What the task requires
Go over the entries below line by line, copying each one that contains the word "this".

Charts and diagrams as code

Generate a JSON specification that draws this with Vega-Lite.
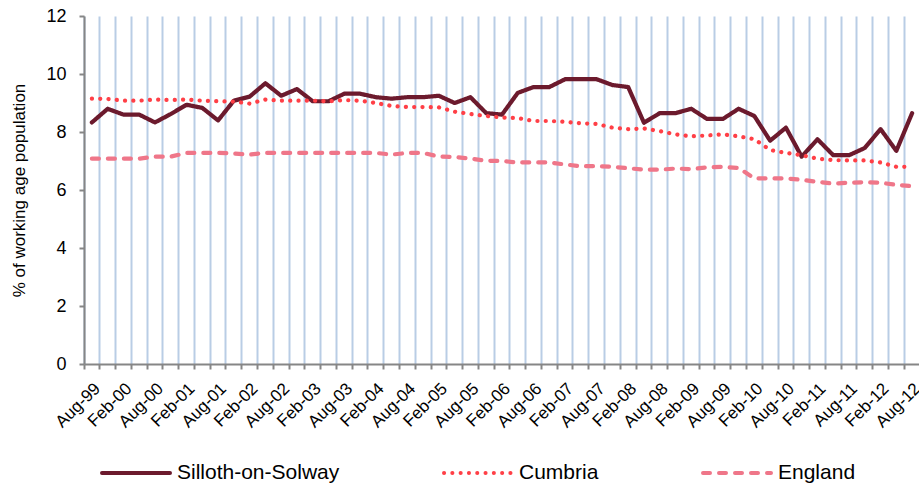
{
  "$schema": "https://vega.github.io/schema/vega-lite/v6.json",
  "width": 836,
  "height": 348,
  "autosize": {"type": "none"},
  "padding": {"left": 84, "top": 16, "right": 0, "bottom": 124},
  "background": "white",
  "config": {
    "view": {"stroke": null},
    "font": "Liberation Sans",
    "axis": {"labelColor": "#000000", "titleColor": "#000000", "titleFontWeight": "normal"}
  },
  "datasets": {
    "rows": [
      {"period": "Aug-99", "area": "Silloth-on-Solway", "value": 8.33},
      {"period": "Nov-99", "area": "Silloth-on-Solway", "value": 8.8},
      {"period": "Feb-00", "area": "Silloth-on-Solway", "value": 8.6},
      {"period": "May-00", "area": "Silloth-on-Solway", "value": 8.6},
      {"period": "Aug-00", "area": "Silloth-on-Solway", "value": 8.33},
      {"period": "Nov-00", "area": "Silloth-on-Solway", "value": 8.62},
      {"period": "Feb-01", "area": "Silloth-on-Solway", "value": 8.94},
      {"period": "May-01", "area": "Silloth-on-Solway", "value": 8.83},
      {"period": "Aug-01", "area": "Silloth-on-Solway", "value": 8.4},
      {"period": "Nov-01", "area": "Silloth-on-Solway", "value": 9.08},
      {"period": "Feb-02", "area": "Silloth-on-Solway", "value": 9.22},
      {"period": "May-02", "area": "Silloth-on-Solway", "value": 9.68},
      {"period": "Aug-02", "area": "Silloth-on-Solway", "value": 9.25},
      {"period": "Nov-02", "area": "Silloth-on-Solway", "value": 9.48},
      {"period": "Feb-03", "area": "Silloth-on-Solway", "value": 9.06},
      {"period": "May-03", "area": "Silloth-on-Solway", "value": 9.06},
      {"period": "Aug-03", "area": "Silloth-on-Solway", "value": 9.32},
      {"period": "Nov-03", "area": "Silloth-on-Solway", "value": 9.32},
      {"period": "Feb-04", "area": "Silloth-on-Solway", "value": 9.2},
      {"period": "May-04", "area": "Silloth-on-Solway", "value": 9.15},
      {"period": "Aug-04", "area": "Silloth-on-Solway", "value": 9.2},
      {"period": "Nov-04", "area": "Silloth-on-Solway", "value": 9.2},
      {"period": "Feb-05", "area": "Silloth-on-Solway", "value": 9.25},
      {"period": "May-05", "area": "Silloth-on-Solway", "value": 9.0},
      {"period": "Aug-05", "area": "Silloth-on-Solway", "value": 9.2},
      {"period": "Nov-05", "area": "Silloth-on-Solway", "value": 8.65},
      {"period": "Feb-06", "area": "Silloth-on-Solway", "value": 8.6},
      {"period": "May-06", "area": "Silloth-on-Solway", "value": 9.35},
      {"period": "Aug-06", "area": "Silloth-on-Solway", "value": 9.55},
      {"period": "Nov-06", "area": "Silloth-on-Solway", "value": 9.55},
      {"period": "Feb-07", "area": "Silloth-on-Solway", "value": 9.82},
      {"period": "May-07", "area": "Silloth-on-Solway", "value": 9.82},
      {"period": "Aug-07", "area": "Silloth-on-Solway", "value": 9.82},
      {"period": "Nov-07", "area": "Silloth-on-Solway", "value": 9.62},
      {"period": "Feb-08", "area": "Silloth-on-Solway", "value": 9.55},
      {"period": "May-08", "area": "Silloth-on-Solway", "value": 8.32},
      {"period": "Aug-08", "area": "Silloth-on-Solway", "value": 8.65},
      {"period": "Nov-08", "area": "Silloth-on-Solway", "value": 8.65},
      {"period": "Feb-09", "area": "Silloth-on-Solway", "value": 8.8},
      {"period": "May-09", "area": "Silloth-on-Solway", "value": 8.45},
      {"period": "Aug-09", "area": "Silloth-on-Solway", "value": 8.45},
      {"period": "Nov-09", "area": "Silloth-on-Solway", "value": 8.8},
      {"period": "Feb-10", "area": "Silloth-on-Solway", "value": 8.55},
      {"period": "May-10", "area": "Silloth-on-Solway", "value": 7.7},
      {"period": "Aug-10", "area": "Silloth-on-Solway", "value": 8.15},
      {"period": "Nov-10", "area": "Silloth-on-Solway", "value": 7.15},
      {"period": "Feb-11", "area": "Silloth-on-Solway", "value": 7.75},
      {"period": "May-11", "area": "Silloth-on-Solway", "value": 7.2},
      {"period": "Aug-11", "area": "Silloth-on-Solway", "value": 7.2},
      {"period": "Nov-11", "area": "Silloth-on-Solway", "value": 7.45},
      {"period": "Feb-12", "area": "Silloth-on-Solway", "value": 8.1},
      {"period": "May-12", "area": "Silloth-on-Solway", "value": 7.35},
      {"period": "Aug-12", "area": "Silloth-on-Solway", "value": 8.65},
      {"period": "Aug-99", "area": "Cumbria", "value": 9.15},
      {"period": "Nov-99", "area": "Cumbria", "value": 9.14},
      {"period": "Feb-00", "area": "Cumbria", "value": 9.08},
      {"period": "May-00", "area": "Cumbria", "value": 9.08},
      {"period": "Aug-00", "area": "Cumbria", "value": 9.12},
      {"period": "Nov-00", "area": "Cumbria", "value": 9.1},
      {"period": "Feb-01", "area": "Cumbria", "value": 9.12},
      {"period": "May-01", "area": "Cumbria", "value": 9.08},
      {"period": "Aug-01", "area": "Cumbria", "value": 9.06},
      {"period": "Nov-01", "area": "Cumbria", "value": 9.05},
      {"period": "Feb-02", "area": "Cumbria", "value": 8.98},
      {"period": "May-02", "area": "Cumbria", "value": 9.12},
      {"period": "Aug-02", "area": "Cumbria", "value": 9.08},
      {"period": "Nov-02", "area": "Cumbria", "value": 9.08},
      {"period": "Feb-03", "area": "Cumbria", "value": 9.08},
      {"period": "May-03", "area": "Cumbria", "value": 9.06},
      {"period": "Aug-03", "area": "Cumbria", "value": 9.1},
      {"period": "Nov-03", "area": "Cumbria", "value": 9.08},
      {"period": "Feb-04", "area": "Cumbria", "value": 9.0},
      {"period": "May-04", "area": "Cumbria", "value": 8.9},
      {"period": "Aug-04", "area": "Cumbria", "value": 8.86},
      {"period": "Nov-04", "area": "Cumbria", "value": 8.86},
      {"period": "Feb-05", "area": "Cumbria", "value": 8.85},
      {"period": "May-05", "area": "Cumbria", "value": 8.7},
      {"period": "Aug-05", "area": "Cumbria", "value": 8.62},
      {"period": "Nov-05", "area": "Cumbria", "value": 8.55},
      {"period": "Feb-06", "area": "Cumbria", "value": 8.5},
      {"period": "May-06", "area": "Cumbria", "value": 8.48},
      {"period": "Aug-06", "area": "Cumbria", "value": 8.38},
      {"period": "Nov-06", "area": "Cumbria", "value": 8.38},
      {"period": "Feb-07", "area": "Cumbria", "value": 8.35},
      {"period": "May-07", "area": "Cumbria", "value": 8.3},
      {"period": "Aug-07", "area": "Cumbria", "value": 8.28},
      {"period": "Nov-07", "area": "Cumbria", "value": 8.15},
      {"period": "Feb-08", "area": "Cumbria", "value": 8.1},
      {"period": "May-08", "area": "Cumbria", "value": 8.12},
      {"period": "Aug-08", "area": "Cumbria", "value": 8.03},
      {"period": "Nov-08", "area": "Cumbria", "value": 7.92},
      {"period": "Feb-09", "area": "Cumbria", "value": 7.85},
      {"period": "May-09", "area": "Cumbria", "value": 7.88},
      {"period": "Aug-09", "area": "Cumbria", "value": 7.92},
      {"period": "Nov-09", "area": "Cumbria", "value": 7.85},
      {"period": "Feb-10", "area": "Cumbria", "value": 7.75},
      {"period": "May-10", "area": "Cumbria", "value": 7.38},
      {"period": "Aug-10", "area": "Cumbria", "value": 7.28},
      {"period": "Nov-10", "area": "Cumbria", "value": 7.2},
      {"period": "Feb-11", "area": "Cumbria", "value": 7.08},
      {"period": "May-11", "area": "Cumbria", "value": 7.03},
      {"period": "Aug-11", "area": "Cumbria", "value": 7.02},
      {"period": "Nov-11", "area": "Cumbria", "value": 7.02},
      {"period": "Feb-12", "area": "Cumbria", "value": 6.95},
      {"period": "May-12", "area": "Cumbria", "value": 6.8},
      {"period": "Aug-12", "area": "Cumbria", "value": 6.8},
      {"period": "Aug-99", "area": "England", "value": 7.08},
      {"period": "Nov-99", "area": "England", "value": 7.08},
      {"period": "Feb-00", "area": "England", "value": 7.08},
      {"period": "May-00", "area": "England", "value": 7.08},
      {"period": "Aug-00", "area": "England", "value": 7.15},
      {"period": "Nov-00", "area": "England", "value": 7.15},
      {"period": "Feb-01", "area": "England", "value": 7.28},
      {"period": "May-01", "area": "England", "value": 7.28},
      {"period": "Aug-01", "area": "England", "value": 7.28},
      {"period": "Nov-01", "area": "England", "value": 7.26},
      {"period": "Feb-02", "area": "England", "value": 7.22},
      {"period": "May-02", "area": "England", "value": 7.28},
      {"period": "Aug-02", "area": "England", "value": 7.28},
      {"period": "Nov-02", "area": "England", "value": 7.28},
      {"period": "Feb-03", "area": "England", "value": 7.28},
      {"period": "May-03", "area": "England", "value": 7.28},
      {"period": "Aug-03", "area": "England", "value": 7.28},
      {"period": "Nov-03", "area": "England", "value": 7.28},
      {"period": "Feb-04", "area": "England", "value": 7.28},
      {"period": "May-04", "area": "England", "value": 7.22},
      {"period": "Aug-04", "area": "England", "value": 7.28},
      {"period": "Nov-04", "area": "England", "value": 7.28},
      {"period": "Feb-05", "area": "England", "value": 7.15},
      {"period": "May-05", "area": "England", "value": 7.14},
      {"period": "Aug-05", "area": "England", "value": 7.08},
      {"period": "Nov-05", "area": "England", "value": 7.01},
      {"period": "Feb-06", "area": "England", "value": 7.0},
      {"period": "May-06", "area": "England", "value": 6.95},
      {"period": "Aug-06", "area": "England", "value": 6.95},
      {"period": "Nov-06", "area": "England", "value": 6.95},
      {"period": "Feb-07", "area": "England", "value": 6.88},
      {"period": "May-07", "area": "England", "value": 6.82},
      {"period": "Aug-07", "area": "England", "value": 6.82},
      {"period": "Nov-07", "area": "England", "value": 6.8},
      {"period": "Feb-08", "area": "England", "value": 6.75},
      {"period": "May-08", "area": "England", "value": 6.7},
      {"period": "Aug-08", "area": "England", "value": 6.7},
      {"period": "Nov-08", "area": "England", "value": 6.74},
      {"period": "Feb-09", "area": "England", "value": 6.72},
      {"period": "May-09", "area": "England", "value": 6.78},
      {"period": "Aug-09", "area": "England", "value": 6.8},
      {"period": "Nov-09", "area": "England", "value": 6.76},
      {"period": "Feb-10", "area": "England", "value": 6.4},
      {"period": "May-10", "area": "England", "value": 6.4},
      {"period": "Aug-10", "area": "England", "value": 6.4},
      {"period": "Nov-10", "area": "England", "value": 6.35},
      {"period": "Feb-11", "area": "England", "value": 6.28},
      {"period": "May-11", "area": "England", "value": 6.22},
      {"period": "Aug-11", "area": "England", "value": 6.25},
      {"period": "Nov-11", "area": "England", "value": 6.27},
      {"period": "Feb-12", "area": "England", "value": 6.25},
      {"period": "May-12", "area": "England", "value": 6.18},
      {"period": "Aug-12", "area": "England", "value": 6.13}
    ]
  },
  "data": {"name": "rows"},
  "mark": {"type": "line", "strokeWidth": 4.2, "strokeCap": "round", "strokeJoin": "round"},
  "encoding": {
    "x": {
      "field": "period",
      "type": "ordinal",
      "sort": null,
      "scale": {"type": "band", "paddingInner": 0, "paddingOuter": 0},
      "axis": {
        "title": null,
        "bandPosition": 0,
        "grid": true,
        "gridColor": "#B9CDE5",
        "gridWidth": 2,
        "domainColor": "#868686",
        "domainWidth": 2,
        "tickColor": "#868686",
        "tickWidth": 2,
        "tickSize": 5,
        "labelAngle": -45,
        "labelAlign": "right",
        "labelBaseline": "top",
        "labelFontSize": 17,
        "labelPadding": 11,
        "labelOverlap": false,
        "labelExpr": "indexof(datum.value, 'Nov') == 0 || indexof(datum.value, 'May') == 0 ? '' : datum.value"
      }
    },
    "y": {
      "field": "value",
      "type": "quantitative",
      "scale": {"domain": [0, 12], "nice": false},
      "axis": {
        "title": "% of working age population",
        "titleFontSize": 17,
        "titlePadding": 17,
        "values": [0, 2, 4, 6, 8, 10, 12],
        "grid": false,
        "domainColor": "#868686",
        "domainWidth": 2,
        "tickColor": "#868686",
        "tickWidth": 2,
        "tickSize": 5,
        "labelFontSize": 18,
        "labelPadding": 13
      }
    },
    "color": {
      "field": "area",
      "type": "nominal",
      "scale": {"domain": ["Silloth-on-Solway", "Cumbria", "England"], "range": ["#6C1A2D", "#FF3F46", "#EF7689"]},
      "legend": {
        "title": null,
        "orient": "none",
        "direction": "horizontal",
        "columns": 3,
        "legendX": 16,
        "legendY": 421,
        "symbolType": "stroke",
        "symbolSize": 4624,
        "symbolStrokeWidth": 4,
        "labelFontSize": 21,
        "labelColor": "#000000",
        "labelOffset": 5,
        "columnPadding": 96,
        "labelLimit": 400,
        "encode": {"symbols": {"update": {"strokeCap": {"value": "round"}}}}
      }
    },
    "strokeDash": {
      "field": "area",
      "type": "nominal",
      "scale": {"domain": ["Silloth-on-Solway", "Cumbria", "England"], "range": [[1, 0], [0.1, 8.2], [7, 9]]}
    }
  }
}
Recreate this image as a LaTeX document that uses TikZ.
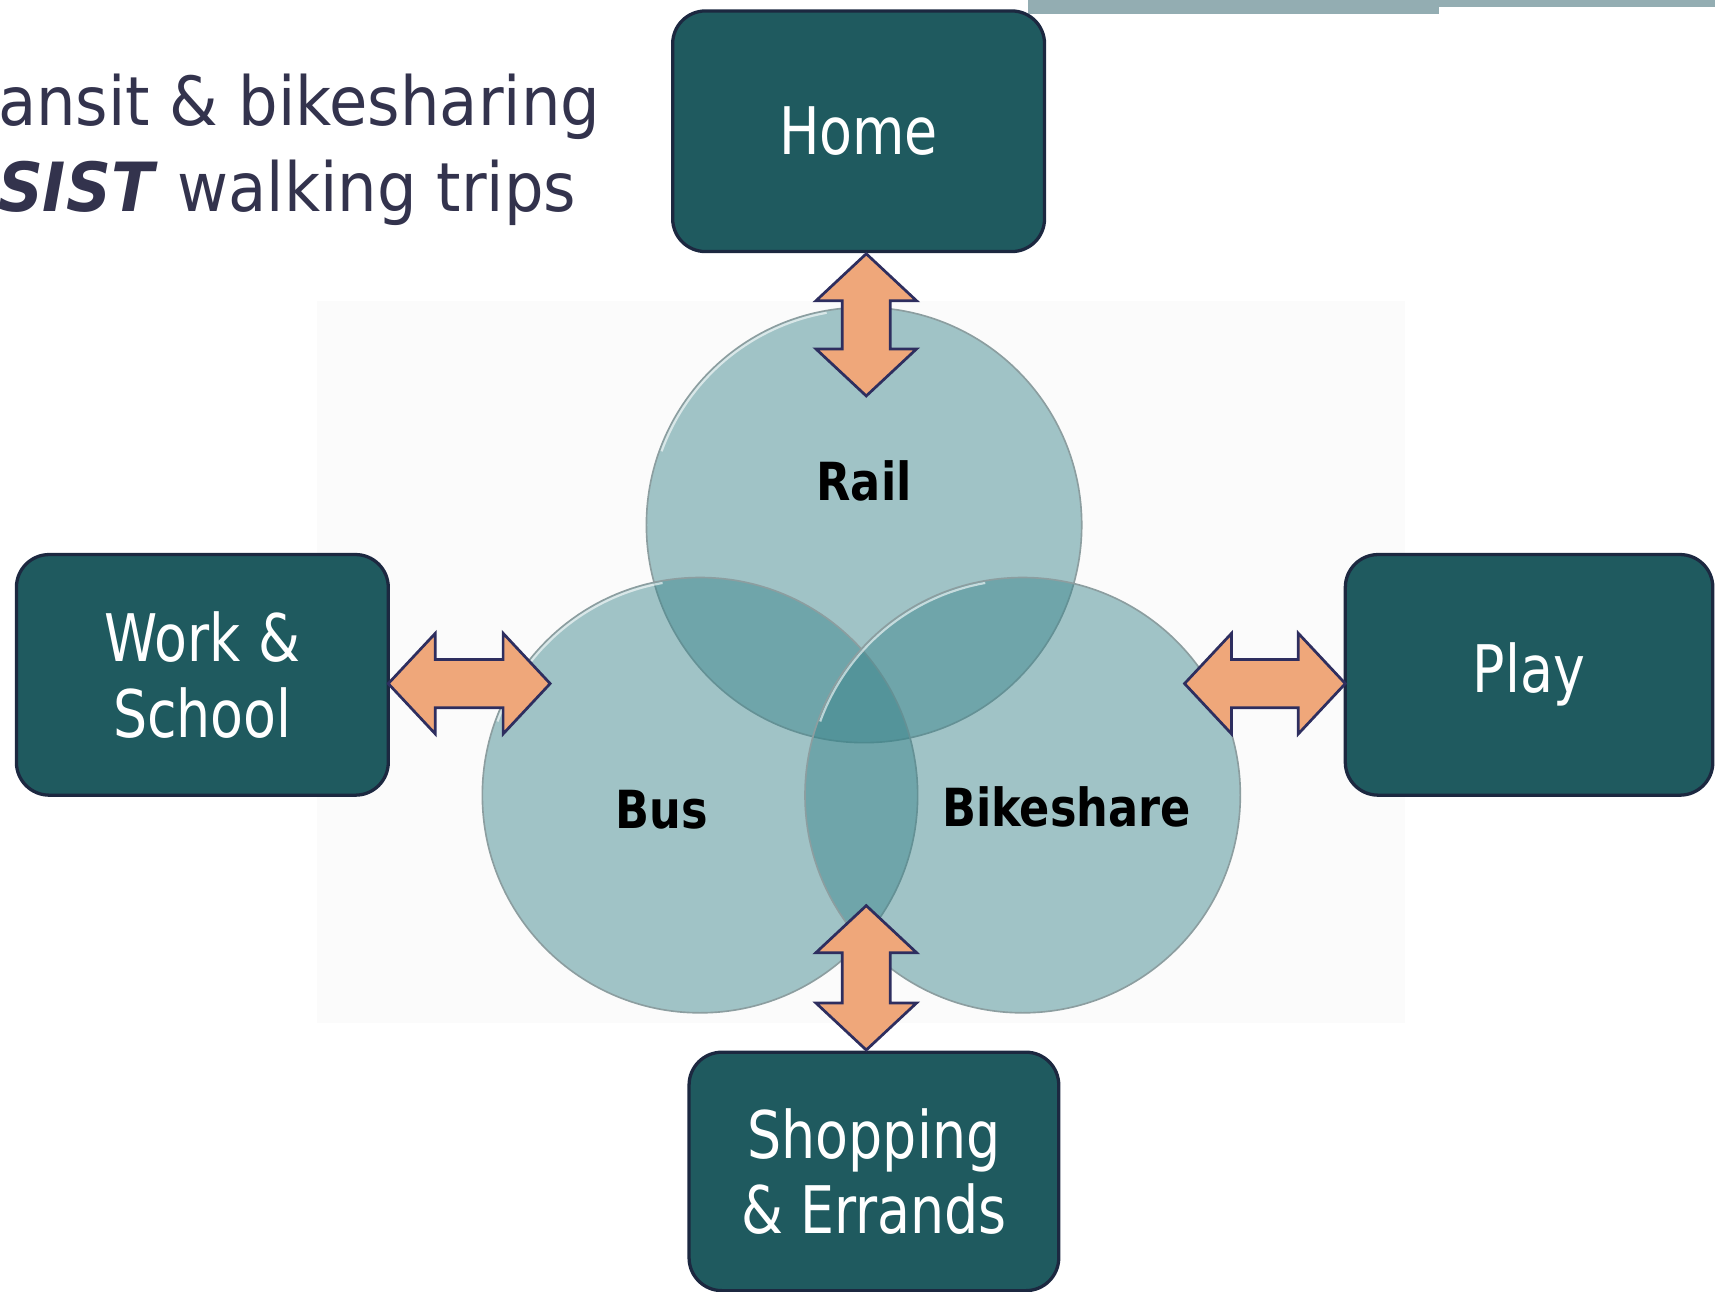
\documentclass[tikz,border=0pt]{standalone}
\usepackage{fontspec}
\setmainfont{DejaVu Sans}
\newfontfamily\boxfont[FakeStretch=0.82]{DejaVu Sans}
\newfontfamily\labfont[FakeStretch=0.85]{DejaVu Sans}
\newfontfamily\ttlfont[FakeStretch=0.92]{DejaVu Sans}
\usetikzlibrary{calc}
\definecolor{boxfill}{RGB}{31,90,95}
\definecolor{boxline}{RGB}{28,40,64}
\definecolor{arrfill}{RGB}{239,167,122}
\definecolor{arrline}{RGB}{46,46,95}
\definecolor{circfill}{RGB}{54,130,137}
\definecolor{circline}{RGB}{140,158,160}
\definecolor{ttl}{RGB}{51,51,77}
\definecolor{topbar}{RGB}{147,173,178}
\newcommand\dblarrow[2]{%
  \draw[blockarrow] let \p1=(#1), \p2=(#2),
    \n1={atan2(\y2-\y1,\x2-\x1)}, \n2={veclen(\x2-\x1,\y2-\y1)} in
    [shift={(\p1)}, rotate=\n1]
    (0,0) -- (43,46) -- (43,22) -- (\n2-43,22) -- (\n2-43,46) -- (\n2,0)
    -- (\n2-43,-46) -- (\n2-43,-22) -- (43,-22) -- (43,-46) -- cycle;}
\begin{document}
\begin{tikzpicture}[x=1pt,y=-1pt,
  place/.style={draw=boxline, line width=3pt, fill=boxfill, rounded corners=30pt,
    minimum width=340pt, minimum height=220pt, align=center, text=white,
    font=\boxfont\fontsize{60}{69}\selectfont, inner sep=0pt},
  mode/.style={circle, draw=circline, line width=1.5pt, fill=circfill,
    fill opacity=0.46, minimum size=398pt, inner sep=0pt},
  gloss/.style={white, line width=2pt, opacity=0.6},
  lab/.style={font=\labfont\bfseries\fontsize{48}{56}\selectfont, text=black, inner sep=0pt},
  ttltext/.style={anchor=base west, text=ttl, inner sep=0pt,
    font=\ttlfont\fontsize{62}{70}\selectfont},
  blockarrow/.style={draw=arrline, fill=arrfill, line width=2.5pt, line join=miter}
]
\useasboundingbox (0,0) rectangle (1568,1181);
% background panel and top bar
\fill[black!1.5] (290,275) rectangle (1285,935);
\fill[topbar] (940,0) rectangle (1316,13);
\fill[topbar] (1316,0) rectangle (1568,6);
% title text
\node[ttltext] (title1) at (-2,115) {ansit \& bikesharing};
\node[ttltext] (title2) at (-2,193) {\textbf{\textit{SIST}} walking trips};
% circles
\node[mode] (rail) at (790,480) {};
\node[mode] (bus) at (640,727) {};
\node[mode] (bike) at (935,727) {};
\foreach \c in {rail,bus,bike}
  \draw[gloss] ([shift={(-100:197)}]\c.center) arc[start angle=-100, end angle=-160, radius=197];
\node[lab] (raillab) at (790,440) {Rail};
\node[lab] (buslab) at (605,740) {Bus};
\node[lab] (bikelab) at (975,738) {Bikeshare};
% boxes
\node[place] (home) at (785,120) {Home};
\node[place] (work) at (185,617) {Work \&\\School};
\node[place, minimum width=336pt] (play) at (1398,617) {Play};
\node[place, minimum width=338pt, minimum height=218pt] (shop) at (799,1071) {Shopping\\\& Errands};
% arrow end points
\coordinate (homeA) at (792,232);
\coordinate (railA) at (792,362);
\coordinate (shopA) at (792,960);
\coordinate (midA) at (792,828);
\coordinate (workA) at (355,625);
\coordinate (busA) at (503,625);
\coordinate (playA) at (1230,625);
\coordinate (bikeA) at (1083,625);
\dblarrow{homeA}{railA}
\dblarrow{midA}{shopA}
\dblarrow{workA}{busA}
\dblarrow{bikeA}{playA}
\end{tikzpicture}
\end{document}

Output of the exercise
Generate a JSON specification that draws this with Vega-Lite.
Recreate this image as a LaTeX document that uses TikZ.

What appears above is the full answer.